The earthquake also rattled buildings in Beijing,
930 miles to the north, causing evacuations of office towers. People
ran screaming into the streets in other cities, where many residents
said they had never felt an earthquake.
In Beijing, where hundreds of thousands of foreign visitors are expected for the Olympics, stadiums, arenas and other venues for the games were undamaged.
Li Jiulin, a top engineer on the 91,000-seat National Stadium —
known as the Bird's Nest and the jewel of the Olympics — was conducting
a site inspection when the quake struck. He told reporters the building
was designed to withstand a 8.0 quake.
"The Olympic venues were not affected by the earthquake," said
Sun Weide, a spokesman for the Beijing organizing committee. "We
considered earthquakes when building those venues."

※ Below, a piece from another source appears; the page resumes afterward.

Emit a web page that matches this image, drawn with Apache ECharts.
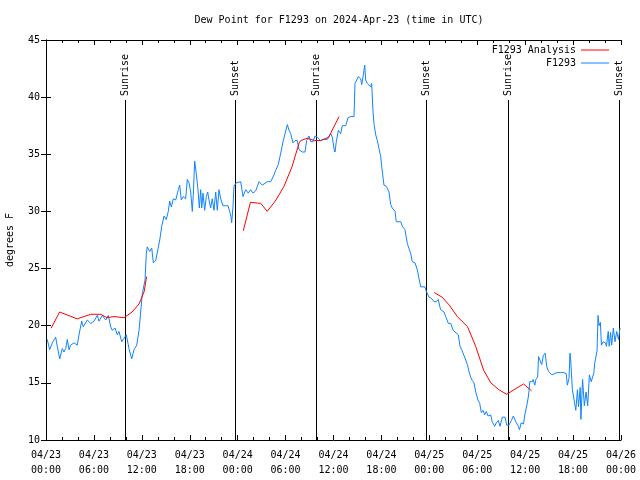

Some 660 miles to the east in Anhui province, chandeliers swayed in the lobby of the Buckingham Palace Hotel. "We've never felt anything like this our whole lives," said a hotel employee surnamed Zhu.
The massive Three Gorges
dam, the world's largest about 350 miles to the east of the epicenter,
was not affected, according to the information office of State Council
Three Gorges Construction Committee. The area around the enormous dam
remains increasingly precarious as rising waters in the reservoir have
led to landslides.
Premier Wen, after arriving in Chengdu, traveled to Dujiangyan, near the collapsed high school. On his plane, he appealed for people to rally together.
"This is an especially challenging task," state TV showed Wen
saying, reading from a statement. "In the face of the disaster, what's
most important is calmness, confidence, courage and powerful command."